> **Data extract**:
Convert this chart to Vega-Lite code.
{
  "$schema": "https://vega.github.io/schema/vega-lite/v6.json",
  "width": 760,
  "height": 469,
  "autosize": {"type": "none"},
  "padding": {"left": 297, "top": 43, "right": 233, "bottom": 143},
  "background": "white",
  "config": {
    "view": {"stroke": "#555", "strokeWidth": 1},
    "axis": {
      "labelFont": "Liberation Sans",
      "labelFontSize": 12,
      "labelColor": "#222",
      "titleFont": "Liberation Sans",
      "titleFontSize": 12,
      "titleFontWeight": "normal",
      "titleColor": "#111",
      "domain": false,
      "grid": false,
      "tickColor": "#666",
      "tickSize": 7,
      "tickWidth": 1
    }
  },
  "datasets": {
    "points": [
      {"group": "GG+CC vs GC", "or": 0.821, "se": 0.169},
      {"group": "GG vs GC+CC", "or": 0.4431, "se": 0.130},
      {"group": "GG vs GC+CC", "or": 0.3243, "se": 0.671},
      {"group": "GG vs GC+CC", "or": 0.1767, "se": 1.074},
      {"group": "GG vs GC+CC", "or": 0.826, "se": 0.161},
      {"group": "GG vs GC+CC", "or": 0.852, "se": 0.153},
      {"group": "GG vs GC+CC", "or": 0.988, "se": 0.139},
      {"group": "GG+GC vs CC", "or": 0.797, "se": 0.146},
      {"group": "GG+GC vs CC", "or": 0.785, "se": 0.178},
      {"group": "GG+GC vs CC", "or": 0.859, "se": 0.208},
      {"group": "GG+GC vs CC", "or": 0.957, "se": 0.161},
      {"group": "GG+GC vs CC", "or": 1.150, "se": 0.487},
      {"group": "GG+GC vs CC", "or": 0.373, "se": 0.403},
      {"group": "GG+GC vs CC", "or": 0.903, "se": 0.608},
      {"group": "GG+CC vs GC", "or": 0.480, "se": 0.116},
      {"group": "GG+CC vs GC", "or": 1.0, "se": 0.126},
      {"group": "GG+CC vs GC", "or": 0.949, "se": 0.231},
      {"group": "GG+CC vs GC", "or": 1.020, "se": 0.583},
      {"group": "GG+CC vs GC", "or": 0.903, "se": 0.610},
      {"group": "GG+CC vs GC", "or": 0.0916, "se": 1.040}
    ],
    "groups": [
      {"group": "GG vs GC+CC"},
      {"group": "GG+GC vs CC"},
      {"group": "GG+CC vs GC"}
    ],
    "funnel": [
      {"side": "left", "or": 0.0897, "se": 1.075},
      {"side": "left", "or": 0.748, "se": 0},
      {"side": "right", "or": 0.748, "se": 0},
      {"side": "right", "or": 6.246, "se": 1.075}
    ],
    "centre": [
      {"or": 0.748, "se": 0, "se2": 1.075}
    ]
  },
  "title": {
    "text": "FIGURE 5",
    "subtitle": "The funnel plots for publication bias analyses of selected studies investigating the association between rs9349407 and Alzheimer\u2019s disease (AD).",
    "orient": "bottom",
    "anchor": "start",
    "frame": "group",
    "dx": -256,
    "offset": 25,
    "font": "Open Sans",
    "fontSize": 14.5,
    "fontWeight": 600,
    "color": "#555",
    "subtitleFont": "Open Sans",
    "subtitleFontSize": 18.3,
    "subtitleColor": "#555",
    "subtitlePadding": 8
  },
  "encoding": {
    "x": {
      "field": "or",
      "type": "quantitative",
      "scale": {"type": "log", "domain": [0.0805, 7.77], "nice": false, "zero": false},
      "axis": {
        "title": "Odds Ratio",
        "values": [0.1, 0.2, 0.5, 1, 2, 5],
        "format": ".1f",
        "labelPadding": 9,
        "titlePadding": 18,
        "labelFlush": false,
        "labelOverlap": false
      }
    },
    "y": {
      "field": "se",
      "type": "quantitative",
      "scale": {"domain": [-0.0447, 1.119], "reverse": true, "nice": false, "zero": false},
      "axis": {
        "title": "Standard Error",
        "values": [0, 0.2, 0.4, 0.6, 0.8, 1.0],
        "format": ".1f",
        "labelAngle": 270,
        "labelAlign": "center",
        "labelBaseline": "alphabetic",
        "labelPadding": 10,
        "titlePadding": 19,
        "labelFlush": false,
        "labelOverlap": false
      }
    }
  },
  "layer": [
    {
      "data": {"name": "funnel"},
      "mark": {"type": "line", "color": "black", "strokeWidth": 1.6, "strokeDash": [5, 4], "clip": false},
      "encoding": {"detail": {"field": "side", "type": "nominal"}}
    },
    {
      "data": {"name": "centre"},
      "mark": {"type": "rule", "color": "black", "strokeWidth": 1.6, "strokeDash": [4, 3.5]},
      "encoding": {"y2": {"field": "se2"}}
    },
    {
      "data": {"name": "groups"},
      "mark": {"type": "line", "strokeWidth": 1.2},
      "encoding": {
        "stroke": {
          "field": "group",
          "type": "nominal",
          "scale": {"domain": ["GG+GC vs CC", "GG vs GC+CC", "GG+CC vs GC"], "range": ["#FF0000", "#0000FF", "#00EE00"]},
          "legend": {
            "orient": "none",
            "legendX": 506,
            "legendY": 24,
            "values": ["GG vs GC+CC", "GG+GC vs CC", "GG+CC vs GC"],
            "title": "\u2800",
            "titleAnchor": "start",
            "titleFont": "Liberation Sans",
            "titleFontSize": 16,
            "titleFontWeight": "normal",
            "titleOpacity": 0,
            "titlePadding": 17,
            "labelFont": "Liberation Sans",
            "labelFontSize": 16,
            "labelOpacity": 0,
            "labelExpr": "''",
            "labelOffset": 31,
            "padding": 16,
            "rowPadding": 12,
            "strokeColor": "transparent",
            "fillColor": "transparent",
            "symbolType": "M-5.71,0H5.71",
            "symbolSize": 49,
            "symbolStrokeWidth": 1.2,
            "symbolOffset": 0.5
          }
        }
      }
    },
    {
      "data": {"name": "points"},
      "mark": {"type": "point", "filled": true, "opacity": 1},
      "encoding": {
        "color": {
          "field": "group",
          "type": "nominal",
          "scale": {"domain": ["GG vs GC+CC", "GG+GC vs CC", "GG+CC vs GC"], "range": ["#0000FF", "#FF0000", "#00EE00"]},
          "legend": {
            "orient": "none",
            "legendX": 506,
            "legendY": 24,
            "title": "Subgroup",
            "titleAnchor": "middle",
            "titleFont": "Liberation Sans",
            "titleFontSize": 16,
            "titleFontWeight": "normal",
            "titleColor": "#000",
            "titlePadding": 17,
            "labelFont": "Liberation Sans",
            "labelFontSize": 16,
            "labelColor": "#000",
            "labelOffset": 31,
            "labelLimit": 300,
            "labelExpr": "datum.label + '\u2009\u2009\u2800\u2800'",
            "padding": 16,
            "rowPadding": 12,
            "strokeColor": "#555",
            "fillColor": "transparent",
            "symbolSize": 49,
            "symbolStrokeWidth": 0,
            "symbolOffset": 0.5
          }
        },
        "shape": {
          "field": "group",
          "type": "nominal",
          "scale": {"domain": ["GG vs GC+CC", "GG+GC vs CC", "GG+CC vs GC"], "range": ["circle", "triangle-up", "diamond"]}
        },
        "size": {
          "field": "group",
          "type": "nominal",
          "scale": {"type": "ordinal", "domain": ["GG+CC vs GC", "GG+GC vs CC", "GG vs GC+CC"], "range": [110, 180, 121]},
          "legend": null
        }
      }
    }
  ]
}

> **Exercise**:
Each line of the material should be echoed exactly.

> **Exercise solution**:
Convert this chart to Vega-Lite code.
{
  "$schema": "https://vega.github.io/schema/vega-lite/v6.json",
  "width": 760,
  "height": 469,
  "autosize": {"type": "none"},
  "padding": {"left": 297, "top": 43, "right": 233, "bottom": 143},
  "background": "white",
  "config": {
    "view": {"stroke": "#555", "strokeWidth": 1},
    "axis": {
      "labelFont": "Liberation Sans",
      "labelFontSize": 12,
      "labelColor": "#222",
      "titleFont": "Liberation Sans",
      "titleFontSize": 12,
      "titleFontWeight": "normal",
      "titleColor": "#111",
      "domain": false,
      "grid": false,
      "tickColor": "#666",
      "tickSize": 7,
      "tickWidth": 1
    }
  },
  "datasets": {
    "points": [
      {"group": "GG+CC vs GC", "or": 0.821, "se": 0.169},
      {"group": "GG vs GC+CC", "or": 0.4431, "se": 0.130},
      {"group": "GG vs GC+CC", "or": 0.3243, "se": 0.671},
      {"group": "GG vs GC+CC", "or": 0.1767, "se": 1.074},
      {"group": "GG vs GC+CC", "or": 0.826, "se": 0.161},
      {"group": "GG vs GC+CC", "or": 0.852, "se": 0.153},
      {"group": "GG vs GC+CC", "or": 0.988, "se": 0.139},
      {"group": "GG+GC vs CC", "or": 0.797, "se": 0.146},
      {"group": "GG+GC vs CC", "or": 0.785, "se": 0.178},
      {"group": "GG+GC vs CC", "or": 0.859, "se": 0.208},
      {"group": "GG+GC vs CC", "or": 0.957, "se": 0.161},
      {"group": "GG+GC vs CC", "or": 1.150, "se": 0.487},
      {"group": "GG+GC vs CC", "or": 0.373, "se": 0.403},
      {"group": "GG+GC vs CC", "or": 0.903, "se": 0.608},
      {"group": "GG+CC vs GC", "or": 0.480, "se": 0.116},
      {"group": "GG+CC vs GC", "or": 1.0, "se": 0.126},
      {"group": "GG+CC vs GC", "or": 0.949, "se": 0.231},
      {"group": "GG+CC vs GC", "or": 1.020, "se": 0.583},
      {"group": "GG+CC vs GC", "or": 0.903, "se": 0.610},
      {"group": "GG+CC vs GC", "or": 0.0916, "se": 1.040}
    ],
    "groups": [
      {"group": "GG vs GC+CC"},
      {"group": "GG+GC vs CC"},
      {"group": "GG+CC vs GC"}
    ],
    "funnel": [
      {"side": "left", "or": 0.0897, "se": 1.075},
      {"side": "left", "or": 0.748, "se": 0},
      {"side": "right", "or": 0.748, "se": 0},
      {"side": "right", "or": 6.246, "se": 1.075}
    ],
    "centre": [
      {"or": 0.748, "se": 0, "se2": 1.075}
    ]
  },
  "title": {
    "text": "FIGURE 5",
    "subtitle": "The funnel plots for publication bias analyses of selected studies investigating the association between rs9349407 and Alzheimer\u2019s disease (AD).",
    "orient": "bottom",
    "anchor": "start",
    "frame": "group",
    "dx": -256,
    "offset": 25,
    "font": "Open Sans",
    "fontSize": 14.5,
    "fontWeight": 600,
    "color": "#555",
    "subtitleFont": "Open Sans",
    "subtitleFontSize": 18.3,
    "subtitleColor": "#555",
    "subtitlePadding": 8
  },
  "encoding": {
    "x": {
      "field": "or",
      "type": "quantitative",
      "scale": {"type": "log", "domain": [0.0805, 7.77], "nice": false, "zero": false},
      "axis": {
        "title": "Odds Ratio",
        "values": [0.1, 0.2, 0.5, 1, 2, 5],
        "format": ".1f",
        "labelPadding": 9,
        "titlePadding": 18,
        "labelFlush": false,
        "labelOverlap": false
      }
    },
    "y": {
      "field": "se",
      "type": "quantitative",
      "scale": {"domain": [-0.0447, 1.119], "reverse": true, "nice": false, "zero": false},
      "axis": {
        "title": "Standard Error",
        "values": [0, 0.2, 0.4, 0.6, 0.8, 1.0],
        "format": ".1f",
        "labelAngle": 270,
        "labelAlign": "center",
        "labelBaseline": "alphabetic",
        "labelPadding": 10,
        "titlePadding": 19,
        "labelFlush": false,
        "labelOverlap": false
      }
    }
  },
  "layer": [
    {
      "data": {"name": "funnel"},
      "mark": {"type": "line", "color": "black", "strokeWidth": 1.6, "strokeDash": [5, 4], "clip": false},
      "encoding": {"detail": {"field": "side", "type": "nominal"}}
    },
    {
      "data": {"name": "centre"},
      "mark": {"type": "rule", "color": "black", "strokeWidth": 1.6, "strokeDash": [4, 3.5]},
      "encoding": {"y2": {"field": "se2"}}
    },
    {
      "data": {"name": "groups"},
      "mark": {"type": "line", "strokeWidth": 1.2},
      "encoding": {
        "stroke": {
          "field": "group",
          "type": "nominal",
          "scale": {"domain": ["GG+GC vs CC", "GG vs GC+CC", "GG+CC vs GC"], "range": ["#FF0000", "#0000FF", "#00EE00"]},
          "legend": {
            "orient": "none",
            "legendX": 506,
            "legendY": 24,
            "values": ["GG vs GC+CC", "GG+GC vs CC", "GG+CC vs GC"],
            "title": "\u2800",
            "titleAnchor": "start",
            "titleFont": "Liberation Sans",
            "titleFontSize": 16,
            "titleFontWeight": "normal",
            "titleOpacity": 0,
            "titlePadding": 17,
            "labelFont": "Liberation Sans",
            "labelFontSize": 16,
            "labelOpacity": 0,
            "labelExpr": "''",
            "labelOffset": 31,
            "padding": 16,
            "rowPadding": 12,
            "strokeColor": "transparent",
            "fillColor": "transparent",
            "symbolType": "M-5.71,0H5.71",
            "symbolSize": 49,
            "symbolStrokeWidth": 1.2,
            "symbolOffset": 0.5
          }
        }
      }
    },
    {
      "data": {"name": "points"},
      "mark": {"type": "point", "filled": true, "opacity": 1},
      "encoding": {
        "color": {
          "field": "group",
          "type": "nominal",
          "scale": {"domain": ["GG vs GC+CC", "GG+GC vs CC", "GG+CC vs GC"], "range": ["#0000FF", "#FF0000", "#00EE00"]},
          "legend": {
            "orient": "none",
            "legendX": 506,
            "legendY": 24,
            "title": "Subgroup",
            "titleAnchor": "middle",
            "titleFont": "Liberation Sans",
            "titleFontSize": 16,
            "titleFontWeight": "normal",
            "titleColor": "#000",
            "titlePadding": 17,
            "labelFont": "Liberation Sans",
            "labelFontSize": 16,
            "labelColor": "#000",
            "labelOffset": 31,
            "labelLimit": 300,
            "labelExpr": "datum.label + '\u2009\u2009\u2800\u2800'",
            "padding": 16,
            "rowPadding": 12,
            "strokeColor": "#555",
            "fillColor": "transparent",
            "symbolSize": 49,
            "symbolStrokeWidth": 0,
            "symbolOffset": 0.5
          }
        },
        "shape": {
          "field": "group",
          "type": "nominal",
          "scale": {"domain": ["GG vs GC+CC", "GG+GC vs CC", "GG+CC vs GC"], "range": ["circle", "triangle-up", "diamond"]}
        },
        "size": {
          "field": "group",
          "type": "nominal",
          "scale": {"type": "ordinal", "domain": ["GG+CC vs GC", "GG+GC vs CC", "GG vs GC+CC"], "range": [110, 180, 121]},
          "legend": null
        }
      }
    }
  ]
}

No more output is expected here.